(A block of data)
--------------------------------
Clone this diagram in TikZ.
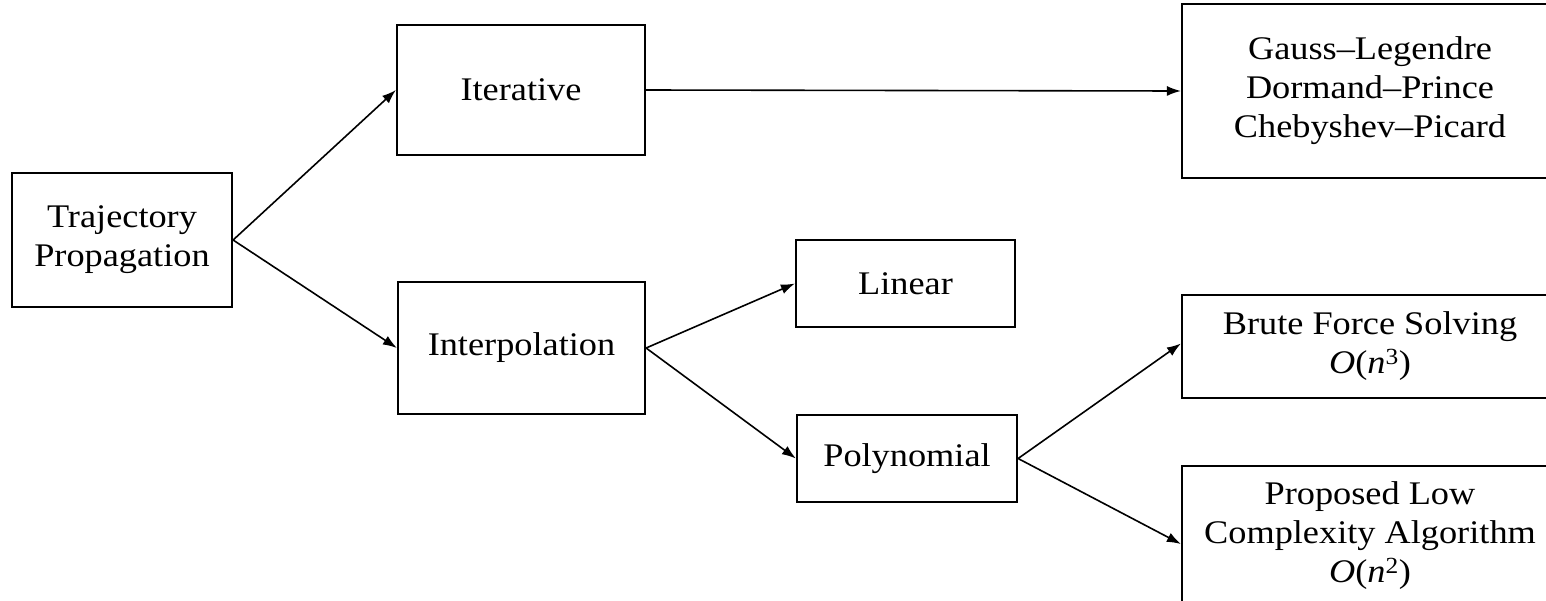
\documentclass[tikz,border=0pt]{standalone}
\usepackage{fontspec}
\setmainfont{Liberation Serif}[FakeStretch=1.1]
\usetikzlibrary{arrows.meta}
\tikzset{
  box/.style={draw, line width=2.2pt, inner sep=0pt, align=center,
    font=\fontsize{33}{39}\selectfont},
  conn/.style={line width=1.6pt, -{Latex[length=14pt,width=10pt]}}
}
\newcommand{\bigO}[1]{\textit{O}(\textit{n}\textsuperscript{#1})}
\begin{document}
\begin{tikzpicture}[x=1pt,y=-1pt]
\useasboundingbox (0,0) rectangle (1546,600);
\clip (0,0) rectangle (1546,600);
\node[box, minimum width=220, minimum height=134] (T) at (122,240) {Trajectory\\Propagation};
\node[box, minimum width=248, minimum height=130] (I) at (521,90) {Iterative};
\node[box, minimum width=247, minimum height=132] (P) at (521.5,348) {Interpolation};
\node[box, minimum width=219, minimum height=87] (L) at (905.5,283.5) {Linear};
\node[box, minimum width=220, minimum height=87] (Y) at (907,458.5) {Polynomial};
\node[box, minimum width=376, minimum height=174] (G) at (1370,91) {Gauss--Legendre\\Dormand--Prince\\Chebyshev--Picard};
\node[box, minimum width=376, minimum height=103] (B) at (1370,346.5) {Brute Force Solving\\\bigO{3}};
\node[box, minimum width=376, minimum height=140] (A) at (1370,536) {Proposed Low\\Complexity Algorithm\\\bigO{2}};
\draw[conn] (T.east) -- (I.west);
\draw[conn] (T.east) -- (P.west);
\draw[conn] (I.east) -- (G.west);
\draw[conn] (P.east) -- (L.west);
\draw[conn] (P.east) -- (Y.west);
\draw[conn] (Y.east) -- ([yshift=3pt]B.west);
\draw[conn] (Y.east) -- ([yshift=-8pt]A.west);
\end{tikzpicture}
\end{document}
--------------------------------
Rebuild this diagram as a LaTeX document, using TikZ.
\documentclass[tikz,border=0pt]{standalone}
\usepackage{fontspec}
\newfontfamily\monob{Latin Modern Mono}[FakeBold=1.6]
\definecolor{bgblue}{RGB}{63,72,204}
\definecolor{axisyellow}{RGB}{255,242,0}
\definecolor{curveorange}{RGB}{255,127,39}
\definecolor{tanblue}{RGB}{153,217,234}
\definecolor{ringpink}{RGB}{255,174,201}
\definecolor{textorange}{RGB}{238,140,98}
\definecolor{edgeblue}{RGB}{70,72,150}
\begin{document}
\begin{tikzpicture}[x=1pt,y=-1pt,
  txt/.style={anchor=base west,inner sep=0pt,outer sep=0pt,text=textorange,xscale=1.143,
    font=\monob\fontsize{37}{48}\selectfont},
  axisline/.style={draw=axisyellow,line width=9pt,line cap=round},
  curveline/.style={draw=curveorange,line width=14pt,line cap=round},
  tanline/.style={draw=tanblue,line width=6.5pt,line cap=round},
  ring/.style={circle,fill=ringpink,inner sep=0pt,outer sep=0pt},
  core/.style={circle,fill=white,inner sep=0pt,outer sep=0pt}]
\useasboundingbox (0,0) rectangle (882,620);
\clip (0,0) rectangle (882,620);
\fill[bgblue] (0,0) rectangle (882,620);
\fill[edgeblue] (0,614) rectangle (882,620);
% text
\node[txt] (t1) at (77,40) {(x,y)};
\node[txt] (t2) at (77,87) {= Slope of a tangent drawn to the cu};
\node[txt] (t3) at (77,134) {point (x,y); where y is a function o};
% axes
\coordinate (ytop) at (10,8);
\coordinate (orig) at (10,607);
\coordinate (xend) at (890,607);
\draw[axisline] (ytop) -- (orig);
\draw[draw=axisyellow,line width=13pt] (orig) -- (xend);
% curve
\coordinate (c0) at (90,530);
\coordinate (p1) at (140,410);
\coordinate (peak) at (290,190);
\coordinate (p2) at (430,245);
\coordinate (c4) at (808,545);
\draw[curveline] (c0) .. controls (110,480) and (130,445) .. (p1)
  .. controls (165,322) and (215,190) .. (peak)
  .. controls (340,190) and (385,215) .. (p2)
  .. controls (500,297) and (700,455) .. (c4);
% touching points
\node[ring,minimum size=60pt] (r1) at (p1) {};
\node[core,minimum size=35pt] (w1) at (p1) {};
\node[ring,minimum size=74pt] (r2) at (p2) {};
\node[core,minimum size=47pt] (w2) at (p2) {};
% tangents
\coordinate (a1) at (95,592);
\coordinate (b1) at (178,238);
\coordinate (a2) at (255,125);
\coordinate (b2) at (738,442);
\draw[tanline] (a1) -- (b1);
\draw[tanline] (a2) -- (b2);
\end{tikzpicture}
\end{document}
--------------------------------
**Exercise**
Give only the number of lines in the entries that contain "this".

**Right answer**
2